Maddie has since gone on to become a successful true crime
writer. When she is presented with her mother's diaries,
she is launched back to that year and suddenly driven to
tell the torrid tale of the waitress and the local playboy.
Maddie, using her pen name Dupree, purchases a second home
in Truly, Idaho, and temporarily relocates in the hopes of
getting a better feel for the entire story.
Maddie hadn't expected to like Mick Hennessey; actually,
given the facts that he owns the bar where her mother had
been so coldly murdered by his and that he has a reputation
not so different from his father's, she figured she wouldn't like
him one bit. Turns out that's not the case; but Maddie's
been on a sexual hiatus, so she goes with it - if a bit
hesitantly at first. Mick isn't surprised or distressed by
his attraction to Maddie ... at least not until he finds out
who she really is.
Tangled Up in You is classic Gibson - fun,
funny, and quirky, but still poignant at times and strong in
plot. I read the previous book, I'm in No Mood for Love,
right before I read this one, and found the difference
between the two intriguing. Yes, the books are about two
very different women, but Gibson has managed to write them
in entirely different tones.
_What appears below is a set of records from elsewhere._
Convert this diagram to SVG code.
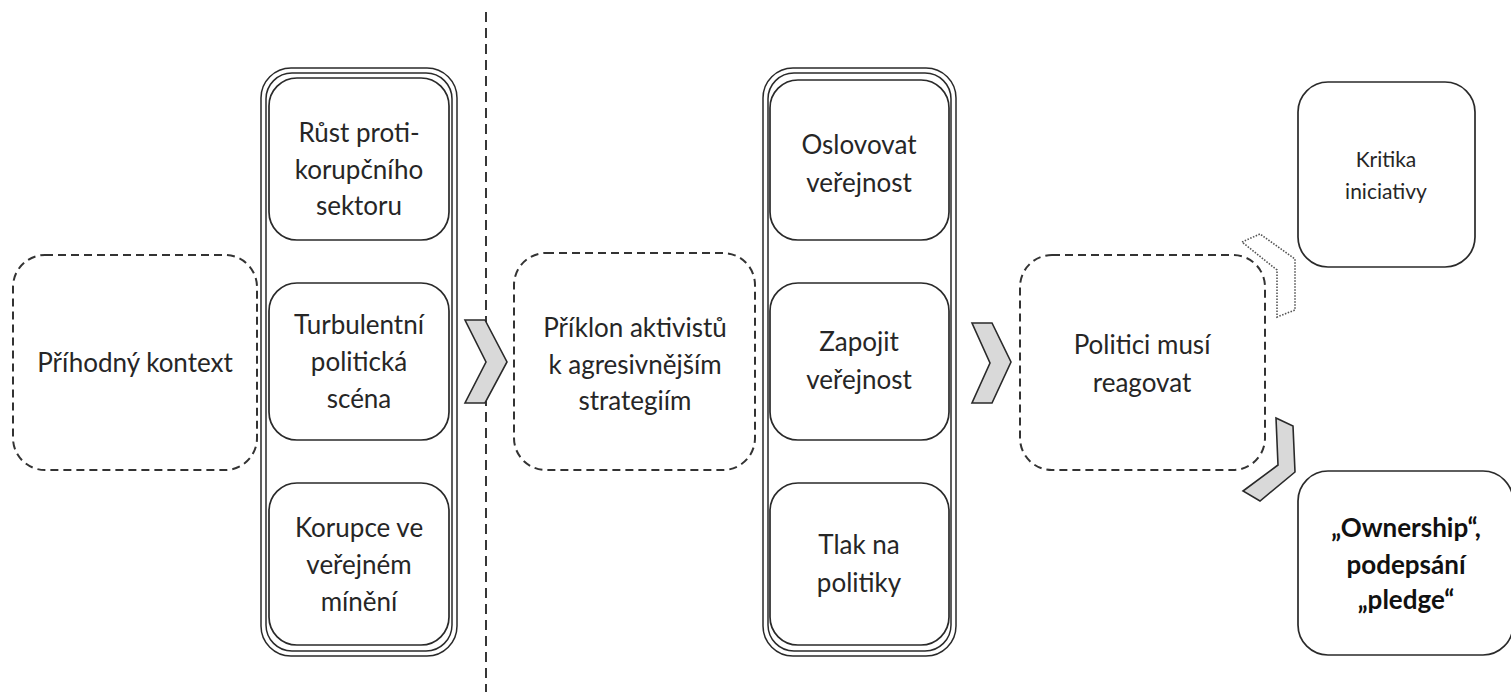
<svg xmlns="http://www.w3.org/2000/svg" width="1511" height="700" viewBox="0 0 1511 700">
<style>
  text { font-family: Lato, "Open Sans", "Liberation Sans", sans-serif; font-size: 26px; fill: #262626; text-anchor: middle; }
  .small { font-size: 21px; }
  .bold { font-weight: bold; fill: #111; }
  .box { fill: #fff; stroke: #2a2a2a; stroke-width: 1.7; }
  .frame { fill: #fff; stroke: #2a2a2a; stroke-width: 1.5; }
  .dash { fill: #fff; stroke: #333; stroke-width: 2; stroke-dasharray: 8 5; }
  .chev { fill: #d9d9d9; stroke: #2a2a2a; stroke-width: 1.6; stroke-linejoin: miter; }
  .chevdot { fill: #fff; stroke: #555; stroke-width: 1.6; stroke-dasharray: 1.5 1.5; }
  .sep { stroke: #222; stroke-width: 1.8; stroke-dasharray: 10 6; fill: none; }
</style>

<g id="separator">
  <line class="sep" x1="486" y1="12" x2="486" y2="692"/>
</g>

<g id="n-prihodny">
  <rect class="dash" x="13" y="255" width="244" height="215" rx="32"/>
  <text x="135" y="372">Příhodný kontext</text>
</g>

<g id="c-left">
  <rect class="frame" x="261" y="68" width="196" height="588" rx="30"/>
  <rect class="frame" x="266" y="73" width="186" height="578" rx="26"/>
</g>
<g id="n-rust">
  <rect class="box" x="269" y="78" width="180" height="162" rx="28"/>
  <text x="359" y="142">Růst proti-</text>
  <text x="359" y="179">korupčního</text>
  <text x="359" y="215">sektoru</text>
</g>
<g id="n-turbulentni">
  <rect class="box" x="269" y="283" width="180" height="157" rx="28"/>
  <text x="359" y="334">Turbulentní</text>
  <text x="359" y="371">politická</text>
  <text x="359" y="408">scéna</text>
</g>
<g id="n-korupce">
  <rect class="box" x="269" y="483" width="180" height="162" rx="28"/>
  <text x="359" y="537">Korupce ve</text>
  <text x="359" y="574">veřejném</text>
  <text x="359" y="611">mínění</text>
</g>

<g id="n-priklon">
  <rect class="dash" x="514" y="253" width="241" height="217" rx="32"/>
  <text x="635" y="337">Příklon aktivistů</text>
  <text x="635" y="374">k agresivnějším</text>
  <text x="635" y="410">strategiím</text>
</g>

<g id="c-middle">
  <rect class="frame" x="763" y="68" width="193" height="588" rx="30"/>
  <rect class="frame" x="768" y="73" width="183" height="578" rx="26"/>
</g>
<g id="n-oslovovat">
  <rect class="box" x="770" y="80" width="179" height="160" rx="28"/>
  <text x="859" y="154">Oslovovat</text>
  <text x="859" y="192">veřejnost</text>
</g>
<g id="n-zapojit">
  <rect class="box" x="770" y="283" width="179" height="157" rx="28"/>
  <text x="859" y="351">Zapojit</text>
  <text x="859" y="389">veřejnost</text>
</g>
<g id="n-tlak">
  <rect class="box" x="770" y="483" width="179" height="162" rx="28"/>
  <text x="859" y="554">Tlak na</text>
  <text x="859" y="592">politiky</text>
</g>

<g id="n-politici">
  <rect class="dash" x="1020" y="255" width="245" height="215" rx="32"/>
  <text x="1142" y="354">Politici musí</text>
  <text x="1142" y="392">reagovat</text>
</g>

<g id="n-kritika">
  <rect class="box" x="1298" y="82" width="177" height="185" rx="30"/>
  <text class="small" x="1386" y="167">Kritika</text>
  <text class="small" x="1386" y="199">iniciativy</text>
</g>

<g id="n-ownership">
  <rect class="box" x="1298" y="471" width="215" height="184" rx="30"/>
  <text class="bold" x="1406" y="537">„Ownership“,</text>
  <text class="bold" x="1406" y="574">podepsání</text>
  <text class="bold" x="1406" y="609">„pledge“</text>
</g>

<g id="connectors">
  <polygon class="chev" points="465,320 485,320 507,362 485,403 465,403 486,362"/>
  <polygon class="chev" points="972,323 992,323 1011,362 992,403 972,403 990,363"/>
  <polygon class="chevdot" points="1242,242 1260,234 1295,259 1295,310 1277,317 1277,270"/>
  <polygon class="chev" points="1276,418 1293,426 1295,472 1260,501 1243,491 1278,465"/>
</g>
</svg>
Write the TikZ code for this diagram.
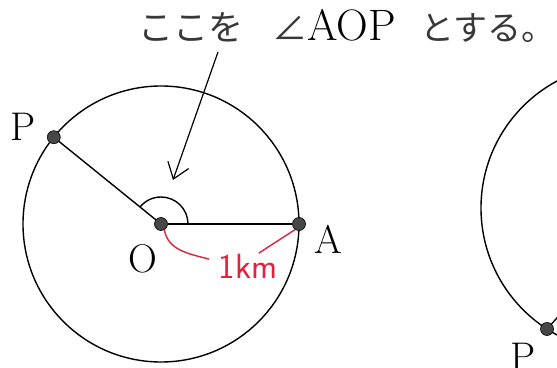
\documentclass[tikz,border=0pt]{standalone}
\usepackage{fontspec}
\usepackage{tikz}
\usetikzlibrary{arrows.meta}
\newfontfamily\jafont{Noto Sans CJK JP}
\definecolor{penred}{RGB}{228,32,58}
\newcommand\kana[1]{{\jafont\fontsize{35}{40}\selectfont\color{black!78}#1}}

\begin{document}
\begin{tikzpicture}[x=1pt, y=1pt, line width=1.4pt, >={Straight Barb[length=15pt,width=22pt]},
  every node/.style={font=\fontsize{40}{48}\selectfont},
  pnt/.style={circle, fill=black!72, draw=black, line width=0.6pt, inner sep=0pt, minimum size=13pt}]
\useasboundingbox (0,0) rectangle (557,367);
% title
\node[anchor=base east, inner sep=0pt] (ttla) at (244,326) {\kana{ここを}};
\node[anchor=base, inner sep=0pt, font=\fontsize{44}{48}\selectfont] (ttlb) at (334,326) {\kana{∠}AOP};
\node[anchor=base east, inner sep=0pt, font=\fontsize{34}{40}\selectfont] (ttlc) at (556,326)
  {{\jafont\color{black!78}とする。}};
% left circle
\draw (161,143) circle[radius=138pt];
\node[pnt] (o) at (161,143) {};
\node[pnt] (a) at (299,143) {};
\node[pnt] (p) at (53.8,229.8) {};
\draw (o) -- (a);
\draw (o) -- (p);
\draw (o.center) ++(27,0) arc[start angle=0, end angle=141, radius=27pt];
\node (plbl) at (23.5,240.5) {P};
\node (olbl) at (142.5,108.5) {O};
\node (albl) at (328,128) {A};
\coordinate (tail) at (218,315);
\coordinate (tip) at (173,187);
\draw[->, line width=1.2pt] (tail) -- (tip);
% radius in red
\node[text=penred, font=\sffamily\fontsize{35}{40}\selectfont, inner sep=0pt, inner xsep=9pt] (km) at (248,101) {1km};
\draw[penred] (o.-60) to[out=-80,in=165] (km.170);
\draw[penred] (km.50) -- (a.-125);
% right circle, cut by the edge
\begin{scope}
\clip (0,0) rectangle (557,367);
\draw (625,159) circle[radius=144pt];
\node[pnt] (p2) at (547,38) {};
\coordinate (r2) at (640,141);
\draw (p2) -- (r2);
\node (p2lbl) at (523,10) {P};
\end{scope}
\end{tikzpicture}
\end{document}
Clare's story suited her
character perfectly, as I feel Maddie's does in Tangled Up
in You.
Another thing to appreciate about this book is the fact that
it isn't bogged down by flashbacks. Flashbacks are to be
expected in books about someone's past, and I don't begrudge
them, but they are easily overdone and aren't necessarily
what I want in a book toted as a romance. Maddie's history
as well as Meg's and Mick Hennessey's are made clear from
their own observations and the ways in which they handle
things. A strong cast of supporting characters bring more
color to a book that was a rainbow to begin with, and they
are characters with struggles of their own that the author
masterfully makes very real while keeping them from
cluttering up the central story - Mick, Maddie, and the
tragedy that essentially has drawn them together.
A must-read for Gibson fans; and although it does perfectly
well as a stand-alone, the previous two books in the series
are well worth the read also. This book will also appeal to
readers of romantic suspense. The mystery has, for the most
part, been solved; but the crime hangs like a pall over the
town even twenty-nine years after the case was closed.